Imagine a day where you drag yourself to a small, thankless job. You answer questions, you solve minor problems, you help one anxious person feel less confused. Nobody posts about you, nobody thanks you properly. Still, somebody goes home calmer, and they don’t snap at their partner that night. You never see that chain, but it exists. This is the kind of influence the quote protects: the usefulness that quietly travels beyond your sight.

There is a moment, though, where these words seem to stretch reality. Sometimes cruel systems do smother good people. Sometimes a kind and useful life is cut short or silenced. The quote does not fully hold there, at least not in the way we wish. Yet even then, pieces of their goodness remain: in stories, in habits picked up by those who loved them, in the stubborn feeling that "this is how a human being should be treated." That remaining echo is what these words are stubbornly trusting: that genuine goodness, lived out in a high, pure, simple, and useful way, cannot be completely undone.

The Background Behind the Quote

Booker T. Washington spoke from a world where external power was often brutal and unfair. Born into slavery and living through the long, painful struggle after the Civil War, he knew what it meant for laws, customs, and whole institutions to push people down. That is the backdrop for his insistence that no earthly force can cancel the influence of a certain kind of life.

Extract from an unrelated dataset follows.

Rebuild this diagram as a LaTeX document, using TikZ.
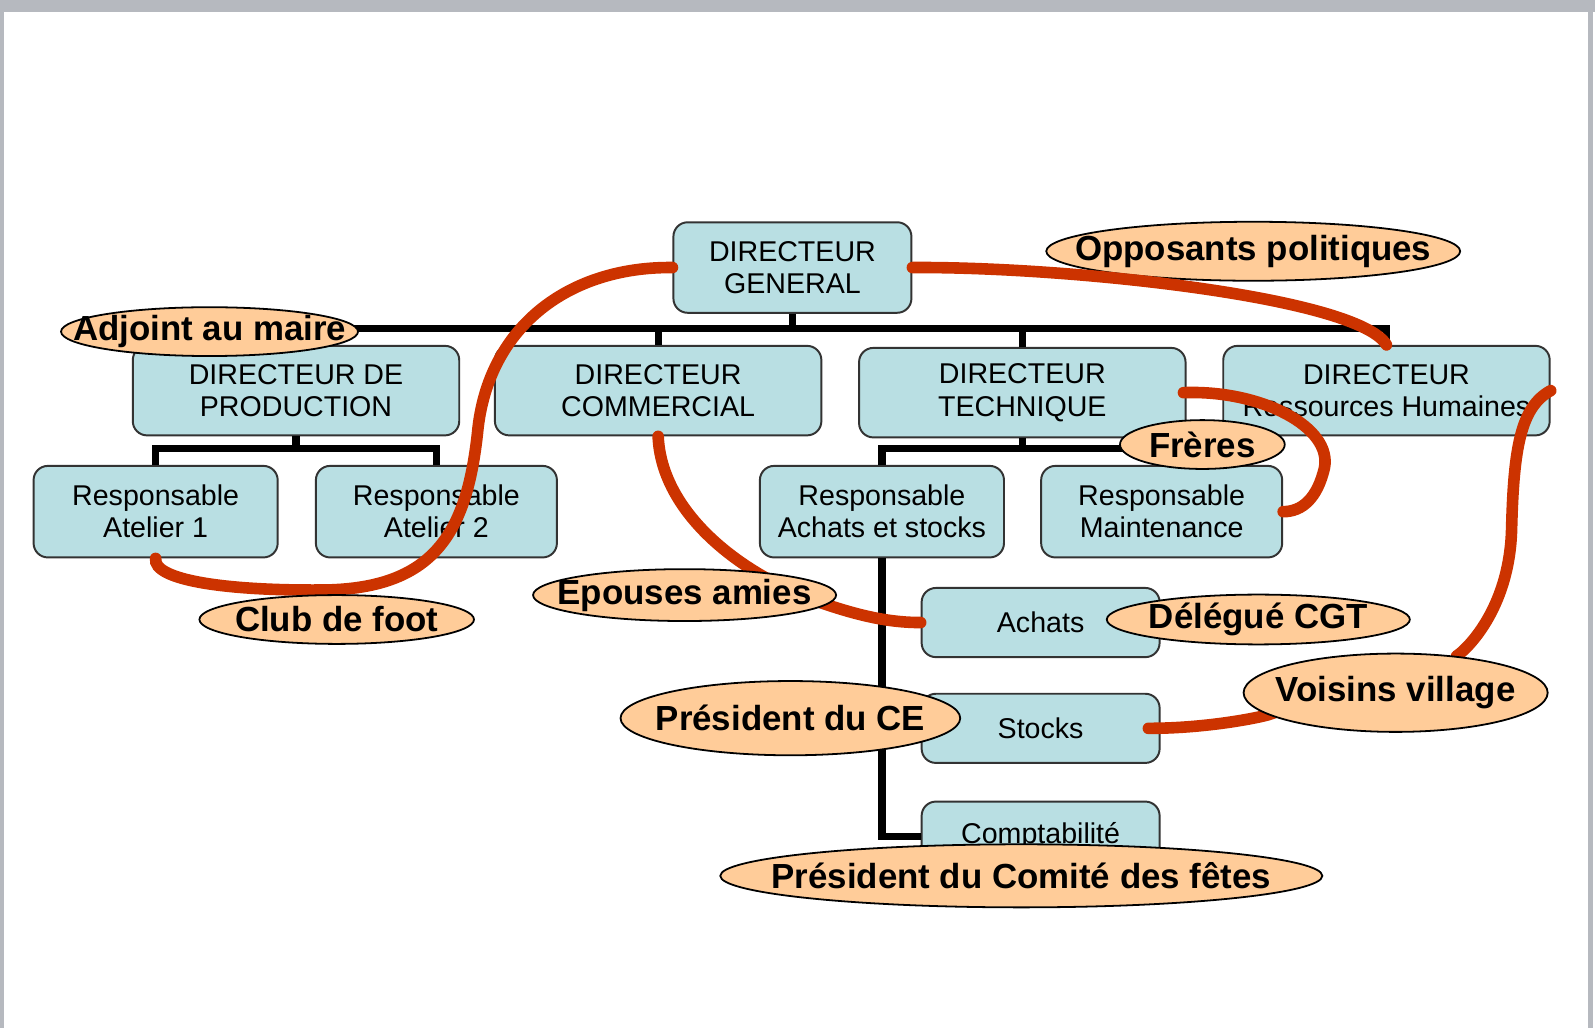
\documentclass[tikz,border=0pt]{standalone}
\usepackage{fontspec}
\setmainfont{Liberation Sans}
\usetikzlibrary{shapes.geometric, positioning}
\definecolor{boxblue}{RGB}{185,223,227}
\definecolor{tagorange}{RGB}{255,204,153}
\definecolor{linkred}{RGB}{204,51,0}
\definecolor{framegray}{RGB}{182,185,191}
\pgfdeclarelayer{front}
\pgfsetlayers{main,front}
\tikzset{%
  % Specifications for style of nodes:
            poste/.style = {rectangle, rounded corners=0.28cm, draw=black!80,
                            line width=1.1pt, fill=boxblue, align=center,
                            minimum width=6.42cm, minimum height=1.76cm,
                            inner sep=0pt, font=\fontsize{16}{18}\selectfont},
            service/.style = {poste, minimum width=4.8cm, minimum height=1.8cm},
            sousservice/.style = {poste, minimum width=4.68cm, minimum height=1.36cm},
            role/.style = {ellipse, draw=black, line width=1pt, fill=tagorange,
                            inner sep=0pt, font=\bfseries\fontsize{19.5}{22}\selectfont},
            lien/.style = {draw=linkred, line width=6.5pt, line cap=round},
            ligne/.style = {draw=black, line width=4pt}
}

\begin{document}
\begin{tikzpicture}[x=0.02cm, y=-0.02cm]
                \useasboundingbox (0,0) rectangle (1568,1011);
                \fill[framegray] (0,0) rectangle (1568,12);
                \fill[framegray] (0,0) rectangle (4,1011);
                \fill[framegray] (1561,0) rectangle (1566,1011);

                % organigramme
                \node[poste, minimum width=4.68cm, minimum height=1.78cm] (dg) at (779,263) {DIRECTEUR\\GENERAL};
                \node[poste] (dprod) at (291,384) {DIRECTEUR DE\\PRODUCTION};
                \node[poste] (dcom) at (647,384) {DIRECTEUR\\COMMERCIAL};
                \node[poste] (dtech) at (1005,386) {DIRECTEUR\\TECHNIQUE};
                \node[poste] (drh) at (1363,384) {DIRECTEUR\\Ressources Humaines};
                \node[service] (at1) at (153,503) {Responsable\\Atelier 1};
                \node[service, minimum width=4.74cm] (at2) at (429,503) {Responsable\\Atelier 2};
                \node[service] (achst) at (867,503) {Responsable\\Achats et stocks};
                \node[service, minimum width=4.74cm] (maint) at (1142,503) {Responsable\\Maintenance};
                \node[sousservice] (ach) at (1023,612) {Achats};
                \node[sousservice] (stk) at (1023,716) {Stocks};
                \node[sousservice] (cpt) at (1023,822) {Comptabilité};

                \coordinate (bus) at (779,323);
                \draw[ligne] (dg.south) -- (bus);
                \draw[ligne] (dprod.north) |- (bus) -| (drh.north);
                \draw[ligne] (dcom.north) -- (dcom.north |- bus);
                \draw[ligne] (dtech.north) -- (dtech.north |- bus);

                \coordinate (bprod) at (291,441);
                \draw[ligne] (dprod.south) -- (bprod);
                \draw[ligne] (at1.north) |- (bprod) -| (at2.north);

                \coordinate (btech) at (1005,441);
                \draw[ligne] (dtech.south) -- (btech);
                \draw[ligne] (achst.north) |- (btech) -| (maint.north);

                \draw[ligne] (achst.south) |- (cpt.west);
                \draw[ligne] (ach.west) -- (ach.west -| achst.south);
                \draw[ligne] (stk.west) -- (stk.west -| achst.south);

                % reseaux informels
                \node[role, minimum width=8.14cm, minimum height=1.16cm] (opp) at (1232,247) {\makebox[0pt]{Opposants politiques}};
                \begin{pgfonlayer}{front}
                \node[role, minimum width=5.84cm, minimum height=0.96cm] (adj) at (206,326) {\makebox[0pt]{Adjoint au maire}};
                \node[role, minimum width=3.24cm, minimum height=0.96cm] (freres) at (1182,437) {\makebox[0pt]{Frères}};
                \node[role, minimum width=5.4cm, minimum height=0.96cm] (club) at (331,609) {\makebox[0pt]{Club de foot}};
                \node[role, minimum width=5.96cm, minimum height=1.02cm] (epouses) at (673,585) {\makebox[0pt]{Epouses amies}};
                \node[role, minimum width=5.96cm, minimum height=0.98cm] (cgt) at (1237,609) {\makebox[0pt]{Délégué CGT}};
                \node[role, minimum width=6.68cm, minimum height=1.46cm] (ce) at (777,706) {\makebox[0pt]{Président du CE}};
                \node[role, minimum width=5.98cm, minimum height=1.54cm] (vois) at (1372,681) {\makebox[0pt]{Voisins village}};
                \node[role, minimum width=11.84cm, minimum height=1.24cm] (fetes) at (1004,861) {\makebox[0pt]{Président du Comité des fêtes}};
                \end{pgfonlayer}

                \draw[lien] (dg.west) .. controls (560,262) and (482,320) .. (470,420)
                    .. controls (460,520) and (430,578) .. (320,580)
                    .. controls (220,581) and (150,570) .. (at1.south);
                \draw[lien] (dg.east) .. controls (1050,262) and (1335,292) .. (drh.north);
                \draw[lien] ([xshift=-0.06cm]dtech.east) .. controls (1240,383) and (1310,420) .. (1302,460)
                    .. controls (1295,490) and (1280,503) .. (maint.east);
                \draw[lien] (dcom.south) .. controls (650,500) and (720,560) .. (800,590)
                    .. controls (850,608) and (880,612) .. (ach.west);
                \draw[lien] (drh.east) .. controls (1495,400) and (1488,440) .. (1486,520)
                    .. controls (1484,600) and (1440,640) .. (vois);
                \draw[lien] ([xshift=-0.24cm]stk.east) .. controls (1200,716) and (1260,700) .. (vois);

            \end{tikzpicture}
\end{document}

In the late 19th and early 20th centuries in the United States, especially in the South, Black Americans faced violent racism, legal segregation, and almost total exclusion from political power. Many people were asking: If the system is this strong and this hostile, what can an individual life possibly do? Washington’s words answer that question from the inside out. They say: real power is not only in governments, armies, or money, but also in integrity, usefulness, and character that endure over time.

Washington often spoke to students, workers, and communities who had every reason to feel hopeless. For them, these words were not abstract philosophy. They were a promise that building a good, service-oriented life would matter, even if recognition was blocked and progress was painfully slow. There is some debate about how people interpret his overall approach to racial progress, but this saying reflects a steady theme in his thought: the belief that moral strength and practical usefulness can quietly reshape the world, even under heavy pressure.

About Booker T. Washington

Booker T. Washington, who was born in 1856 and died in 1915, was one of the most influential African American leaders of his era. He was born into slavery in Virginia, gained his freedom as a child after the Civil War, and worked his way into an education through sheer persistence and hard labor. He eventually became the founding principal of the Tuskegee Institute in Alabama, a school focused on practical and industrial education for Black students.

Washington is remembered as a powerful educator, organizer, and speaker. He believed deeply in the value of work, discipline, and self-improvement, and he urged Black Americans to gain skills, build economic strength, and demonstrate their worth in a society that constantly denied it. His approach sometimes drew criticism from those who wanted a more direct challenge to segregation and discrimination, but even his critics recognized his enormous impact on education and community building.

The quote about a "high, pure, simple and useful life" fits closely with his worldview. Washington often emphasized character, service, and practical contribution as the foundations of dignity and progress. He saw personal integrity and usefulness not as a retreat from justice, but as a form of power that hostile systems could not completely crush. His own life, rising from enslavement to national prominence while focusing on service and education, reflects the very kind of influence he describes.